#REVIEW: “A MILLION WAYS TO DIE IN THE WEST”
Review by David Baldwin for Mr. Will Wong
It sounded bizarre and insane on paper, but Ted turned out to be one of the funniest comedies in years. And like many others, I find it to be infinitely re-watchable (lengthy Third Act notwithstanding). So when they announced that Seth MacFarlane’s follow-up would be called A Million Ways to Die in the West, I was a bit skeptical. Jumping from a contemporary comedy about a foul-mouthed stuffed bear to a period western-comedy seemed like a bit of a stretch.
Sheep Farmer Albert (MacFarlane) is in a bit of a rut. His Girlfriend Louise (Amanda Seyfried) dumps him after he talks his way out of a duel, he is in constant fear of dying from any number of horrific means, and he is not all that great at his job. Enter mysterious Stranger Anna (Charlize Theron), who latches onto Albert rather quickly. But unfortunately for Albert, Anna is married to Clinch Leatherwood (Liam Neeson) – the most notorious Outlaw in the West.
From the very first to the last frame, MacFarlane’s second feature Film strives to evoke the look and feel of the old-school Westerns that once dominated the Film and Television world. The Music is a brilliantly composed ode to that era of Filmmaking, as are the sweeping vistas (whether real or computer generated), the costumes and the set design. The dialogue and major references may be entirely contemporary, but great pains have been taken to ensure the film looks every bit authentic to the time period as it possibly can. Even the violence – which becomes rather extreme in some instances – seems to have been informed by these Films and Shows.
Rather sadly, the script does not match that level of near greatness. MacFarlane wisely cribs but does not attempt to recreate Mel Brooks’ legendary Blazing Saddles, but he never seems able to commit to any one part of his story. Some portions feel like extended sketches and monologues better suited for Family Guy than a Feature, while others feel like they belong to an entirely different Movie altogether. The Film runs at just under two hours, but it feels even longer due to some of the scenes MacFarlane stuffs into the mix. And while it can become downright hysterical at times, an alarming number of jokes fail more than they succeed. It feels like a mash-up of ideas that do not quite form a cohesive whole. The Supporting Cast suffers as a result with the likes of Subplots for Giovanni Ribisi and a ridiculously uncomfortable Sarah Silverman going unresolved, and Neeson’s villainous Clinch going underused.

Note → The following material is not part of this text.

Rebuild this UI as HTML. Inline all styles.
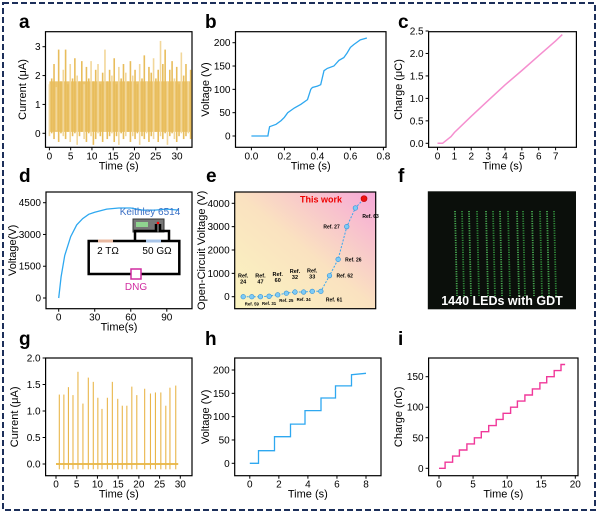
<!DOCTYPE html>
<html><head><meta charset="utf-8"><style>
html,body{margin:0;padding:0;background:#fff}
svg{display:block;font-family:"Liberation Sans",Arial,sans-serif}
</style></head><body>
<svg id="fig" width="600" height="514" viewBox="0 0 600 514">
<defs>
<linearGradient id="eg" x1="0" y1="1" x2="1" y2="0">
<stop offset="0" stop-color="#fbf5c0"/><stop offset="0.5" stop-color="#fae2c0"/><stop offset="1" stop-color="#f6a8d8"/>
</linearGradient>
</defs>
<rect x="3" y="3" width="592" height="507" fill="none" stroke="#1c2f5a" stroke-width="2" stroke-dasharray="6,3"/>
<g id="root"></g>
</svg>
<script>
// ---------- data ----------
const aHigh=[1.7,1.9,2.4,1.6,2.9,1.8,2.2,2.9,1.7,2.4,1.9,2.6,2.0,1.8,2.5,1.7,2.3,1.9,2.5,1.8,2.2,2.4,1.7,2.1,2.9,1.8,2.2,2.0,2.6,1.7,2.3,1.9,2.4,2.1,1.8,2.5,2.0,2.2,1.7,2.4,1.9,2.7,1.8,2.3,2.1,2.6,1.9,2.2,3.2,2.4,2.9,1.8,2.2,2.5,1.9,2.3,1.7,2.8,2.0,2.4,1.8,2.2];
const aLow=[-0.1,0.0,-0.2,0.1,-0.3,0.0,-0.1,-0.2,0.05,-0.3,-0.1,0.0,-0.4,-0.1,0.05,-0.2,-0.3,0.0,-0.1,-0.4,-0.2,0.0,-0.1,-0.3,0.05,-0.2,-0.1,0.0,-0.3,-0.1,-0.4,0.0,-0.2,-0.1,0.05,-0.3,-0.1,-0.2,0.0,-0.4,-0.1,-0.2,0.0,-0.3,-0.1,-0.2,0.05,-0.3,-0.1,-0.2,0.0,-0.4,-0.1,0.0,-0.2,-0.3,-0.1,0.0,-0.2,-0.1,0.0,-0.2];
const bT=[0,0.1,0.105,0.11,0.15,0.18,0.2,0.22,0.26,0.3,0.34,0.36,0.37,0.4,0.42,0.44,0.46,0.5,0.53,0.56,0.58,0.6,0.62,0.66,0.7];
const bV=[0,0,10,20,25,33,40,50,60,68,78,100,104,107,110,140,145,150,162,168,178,190,196,206,210];
const cT=[0,0.3,0.8,1,2,3,4,5,6,7,7.4];
const cQ=[0,0,0.15,0.24,0.6,0.95,1.3,1.62,1.95,2.28,2.42];
const dT=[0,2,5,10,15,20,25,30,40,50,60,70,80,90,100];
const dV=[0,1000,2000,2900,3450,3750,3950,4050,4200,4250,4250,4150,4150,4200,4150];
const eRefs=["Ref. 24","Ref. 59","Ref. 47","Ref. 31","Ref. 60","Ref. 25","Ref. 32","Ref. 34","Ref. 33","Ref. 61","Ref. 62","Ref. 26","Ref. 27","Ref. 63","This work"];
const eV=[0,0,0,20,80,150,200,200,230,230,900,1600,3000,3800,4200];
const gT=[0.8,1.9,3.0,4.1,5.3,6.5,7.8,9.0,10.1,11.1,12.4,13.6,14.9,16.0,17.1,18.3,19.5,21.4,22.8,24.0,25.3,26.5,27.5,28.9];
const gI=[1.31,1.31,1.45,1.30,1.74,1.14,1.63,1.55,1.25,1.04,1.25,1.55,1.23,1.10,1.10,1.46,1.30,1.42,1.33,1.35,1.35,1.10,1.44,1.48];
const hStepT=[0.6,1.7,2.8,3.8,4.9,5.9,7.0];
const hStepV=[27,57,84,113,140,166,190];
const hEnd=[8,193];
const iStepT=[0.9,2.0,3.0,4.1,5.2,6.2,7.3,8.4,9.4,10.5,11.5,12.6,13.7,14.8,15.8,16.9,17.9];
const iStepV=[10,20,30,40,50,60,70,80,90,100,110,120,130,140,150,160,170];
const iEnd=18.5;

// ---------- helpers ----------
const NS="http://www.w3.org/2000/svg";
const root=document.getElementById('root');
function mk(tag,attrs,parent,txt){const e=document.createElementNS(NS,tag);for(const k in attrs)e.setAttribute(k,attrs[k]);if(txt!==undefined)e.textContent=txt;(parent||root).appendChild(e);return e;}
function lin(d0,d1,r0,r1){return v=>r0+(v-d0)*(r1-r0)/(d1-d0);}
function frame(name,x0,y0,x1,y1,xs,ys,xt,yt,xl,yl,letter,lx,ly){
  const g=mk('g',{});
  
  
  const b=mk('rect',{x:x0,y:y0,width:x1-x0,height:y1-y0,fill:'none',stroke:'#000','stroke-width':1.2},g);
  
  
  xt.forEach(v=>{const X=xs(v);mk('line',{x1:X,x2:X,y1:y1,y2:y1+3,stroke:'#000'},g);
    const t=mk('text',{x:X,y:y1+12,'font-size':10,'text-anchor':'middle'},g,v);
    
    });
  yt.forEach(v=>{const Y=ys(v);mk('line',{x1:x0-3,x2:x0,y1:Y,y2:Y,stroke:'#000'},g);
    const t=mk('text',{x:x0-5,y:Y+3.5,'font-size':10,'text-anchor':'end'},g,v);
    
    });
  if(xl){const t=mk('text',{x:(x0+x1)/2,y:y1+22,'font-size':11,'text-anchor':'middle'},g,xl);
    
    }
  if(yl){const cx=yl[1],cy=(y0+y1)/2;const t=mk('text',{x:cx,y:cy,'font-size':11,'text-anchor':'middle',transform:`rotate(-90 ${cx} ${cy})`},g,yl[0]);
    
    }
  const L=mk('text',{x:lx,y:ly,'font-size':19,'font-weight':'bold'},g,letter);
  
  
  return g;
}
function path(g,pts,color,w,name){const p=mk('path',{d:'M'+pts.map(p=>p[0].toFixed(1)+','+p[1].toFixed(1)).join('L'),fill:'none',stroke:color,'stroke-width':w},g);
  
  return p;}

// ---------- panel a ----------
{const xs=lin(0,30,49.4,177),ys=lin(0,3,133.3,46.7);
 const g=frame('panel-a',45.5,31.7,192,147.3,xs,ys,[0,5,10,15,20,25,30],[0,1,2,3],'Time (s)',['Current (μA)',26],'a',19,28);
 const n=aHigh.length;
 const band=mk('rect',{x:xs(0),y:ys(1.8),width:xs(33.2)-xs(0),height:ys(0.05)-ys(1.8),fill:'#ecc56e'},g);
 
 
 for(let i=0;i<n;i++){const t=33.2*i/(n-1);const l=mk('line',{x1:xs(t),x2:xs(t),y1:ys(aLow[i]),y2:ys(aHigh[i]),stroke:i%3?'#e8bd5c':'#f2d79a','stroke-width':1.6},g);
  
  }}
// ---------- panel b ----------
{const xs=lin(0,0.8,251.4,383.4),ys=lin(0,200,136,42.7);
 const g=frame('panel-b',235.5,31.7,386,147.3,xs,ys,['0.0','0.2','0.4','0.6','0.8'],[0,50,100,150,200],'Time (s)',['Voltage (V)',209],'b',205,28);
 path(g,bT.map((t,i)=>[xs(t),ys(bV[i])]),'#2ea8f0',1.3,'voltage-line');}
// ---------- panel c ----------
{const xs=lin(0,7,437.5,555.6),ys=lin(0,2.5,143.3,31);
 const g=frame('panel-c',428.6,31.7,576.4,147.3,xs,ys,[0,1,2,3,4,5,6,7],['0.0','0.5','1.0','1.5','2.0','2.5'],'Time (s)',['Charge (μC)',402],'c',398,28);
 path(g,cT.map((t,i)=>[xs(t),ys(cQ[i])]),'#f58fcf',1.5,'charge-line');}
// ---------- panel d ----------
{const xs=lin(0,90,58.7,166.8),ys=lin(0,4500,298,202.7);
 const g=frame('panel-d',46,192,192,308.7,xs,ys,[0,30,60,90],[0,1500,3000,4500],'Time(s)',['Voltage(V)',16],'d',19,182);
 path(g,dT.map((t,i)=>[xs(t),ys(dV[i])]),'#2ea8f0',1.3,'voltage-line');
 const c=mk('g',{},g);
 
 
 const oy=-6;
 mk('text',{x:150,y:223+oy-2,'font-size':10,'text-anchor':'middle',fill:'#3b6fc4'},c,'Keithley 6514');
 mk('rect',{x:133,y:225+oy,width:31,height:13,fill:'#777',stroke:'#333'},c);
 mk('rect',{x:136,y:228+oy,width:12,height:5,fill:'#8fd48f'},c);
 mk('circle',{cx:158,cy:229+oy,r:1.3,fill:'red'},c);
 mk('path',{d:`M88.7,${247+oy}H179.3V${280+oy}H88.7Z`,fill:'none',stroke:'#000','stroke-width':2.5},c);
 mk('path',{d:`M135,${247+oy}V${237+oy}H156V${230+oy}M160,${230+oy}V${237+oy}H169V${247+oy}`,fill:'none',stroke:'#000','stroke-width':2.5},c);
 mk('rect',{x:98,y:245.5+oy,width:15,height:3,fill:'#e8b8a0'},c);
 mk('rect',{x:146,y:245.5+oy,width:15,height:3,fill:'#a8c4e8'},c);
 mk('text',{x:108,y:260+oy,'font-size':10,'text-anchor':'middle'},c,'2 TΩ');
 mk('text',{x:157,y:260+oy,'font-size':10,'text-anchor':'middle'},c,'50 GΩ');
 mk('rect',{x:131,y:275+oy,width:10,height:10,fill:'#fff',stroke:'#d02ca0','stroke-width':1.5},c);
 mk('text',{x:136,y:296+oy,'font-size':10,'text-anchor':'middle',fill:'#d02ca0'},c,'DNG');}
// ---------- panel e ----------
{const xi=i=>243.2+i*8.63,ys=lin(0,4000,296.7,203.3);
 const bg=mk('rect',{x:234.7,y:192,width:141,height:116.7,fill:'url(#eg)'});
 
 
 const g=frame('panel-e',234.7,192,375.7,308.7,lin(0,1,0,0),ys,[],[0,1000,2000,3000,4000],null,['Open-Circuit Voltage (V)',205],'e',206,182);
 path(g,eV.map((v,i)=>[xi(i),ys(v)]),'#3aa8ee',1,'voc-dashed-line').setAttribute('stroke-dasharray','2,1.5');
 eV.forEach((v,i)=>{const last=i===eV.length-1;
  const p=mk('circle',{cx:xi(i),cy:ys(v),r:last?3:2.3,fill:last?'#ee1111':'#7fcbf5',stroke:last?'#b00':'#2a8fd8','stroke-width':0.6},g);
  
  
  const lab=eRefs[i];let a;
  if(last){a=mk('text',{x:xi(i)-22,y:ys(v)+4,'font-size':9,'font-weight':'bold',fill:'#e00','text-anchor':'end'},g,lab);}
  else if(i>=10){const right=i!==12;a=mk('text',{x:right?xi(i)+7:xi(i)-7,y:ys(v)+(i===13?10:2),'font-size':5,'font-weight':'bold','text-anchor':right?'start':'end'},g,lab);}
  else if(i===9){a=mk('text',{x:xi(i)+5,y:ys(v)+10,'font-size':5,'font-weight':'bold'},g,lab);}
  else if(i%2===0){a=mk('text',{x:xi(i),y:ys(v)-19,'font-size':5.5,'font-weight':'bold','text-anchor':'middle'},g);
    mk('tspan',{x:xi(i)},a,'Ref.');mk('tspan',{x:xi(i),dy:6},a,lab.replace('Ref. ',''));}
  else{a=mk('text',{x:xi(i),y:ys(v)+9,'font-size':4.3,'font-weight':'bold','text-anchor':'middle'},g,lab);}
  
  });}
// ---------- panel f ----------
{const g=mk('g',{});
 
 
 const L=mk('text',{x:398,y:182,'font-size':19,'font-weight':'bold'},g,'f');
 
 
 mk('rect',{x:427.8,y:191.3,width:148.2,height:118,fill:'#0b0f0b'},g);
 const cols=[455,462,469,477,486,493,500,508,517,523,532,540,547,554];
 cols.forEach((x,i)=>{const l=mk('line',{x1:x,x2:x+2,y1:211,y2:296,stroke:i%2?'#2f8a3a':'#46a850','stroke-width':1.8,'stroke-dasharray':'1.2,1.2'},g);
  
  });
 const t=mk('text',{x:502,y:305,'font-size':12.5,'font-weight':'bold',fill:'#fff','text-anchor':'middle'},g,'1440 LEDs with GDT');
 
 }
// ---------- panel g ----------
{const xs=lin(0,30,56,180.3),ys=lin(0,2,464,358);
 const g=frame('panel-g',45.6,358,192,475.7,xs,ys,[0,5,10,15,20,25,30],['0.0','0.5','1.0','1.5','2.0'],'Time (s)',['Current (μA)',18],'g',19,345);
 mk('line',{x1:xs(0),x2:xs(29.5),y1:ys(0),y2:ys(0),stroke:'#eabd55','stroke-width':2},g);
 gT.forEach((t,i)=>{const l=mk('line',{x1:xs(t),x2:xs(t),y1:ys(-0.1),y2:ys(gI[i]),stroke:'#e9b64a','stroke-width':1.1},g);
  
  });}
// ---------- panel h ----------
{const xs=lin(0,8,249.8,366),ys=lin(0,200,463.3,370);
 const g=frame('panel-h',234.7,358,381,475.7,xs,ys,[0,2,4,6,8],[0,50,100,150,200],'Time (s)',['Voltage (V)',209],'h',205,345);
 const pts=[[0,0]];let v=0;hStepT.forEach((t,i)=>{pts.push([t,v]);v=hStepV[i];pts.push([t,v]);});pts.push([hEnd[0],hEnd[1]]);
 path(g,pts.map(p=>[xs(p[0]),ys(p[1])]),'#2ea8f0',1.3,'voltage-steps');}
// ---------- panel i ----------
{const xs=lin(0,20,439,575.3),ys=lin(0,150,468.3,376.7);
 const g=frame('panel-i',428.6,358,578,475.7,xs,ys,[0,5,10,15,20],[0,50,100,150],'Time (s)',['Charge (nC)',402],'i',398,345);
 const pts=[[0,0]];let v=0;iStepT.forEach((t,i)=>{pts.push([t,v]);v=iStepV[i];pts.push([t,v]);});pts.push([iEnd,v]);
 path(g,pts.map(p=>[xs(p[0]),ys(p[1])]),'#f0389a',1.4,'charge-steps');}
</script>
</body></html>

While we never saw him physically on-screen in Ted, MacFarlane is front and centre here. He has a charismatic presence about himself that never wavers; it just grows stronger as the film goes on. He does not command the screen like a Leading Man should, but he does a more than admirable job for his first try. And the fact that he does start talking in different voices is more than enough of a reason to commend his work here. But the real revelation is Theron, who seems to be having a total blast with her role. She has the same quiet intensity about herself that she usually brings to her roles, but she never lets it get in the way of her having fun and hamming it up. This is a strong Female Character in a ridiculous Film, but she sells it so well that you will not even notice.
A Million Ways to Die in the West is an admirable second Feature, but it is deeply flawed. It looks and sounds great, but the Story and Jokes are a mess. Family Guy Fans will revel in how ridiculous the Film quickly becomes, but casual comedy fans looking for the next Ted may go home disappointed. But for those willing to venture into MacFarlane’s deranged vision of a western, know that you will be rewarded with some of the most preposterous Cameos ever. And yes, they are even better than Flash Gordon.
Universal Pictures Canada release A MILLION WAYS TO DIE IN THE WEST on Friday, May 30, 2014.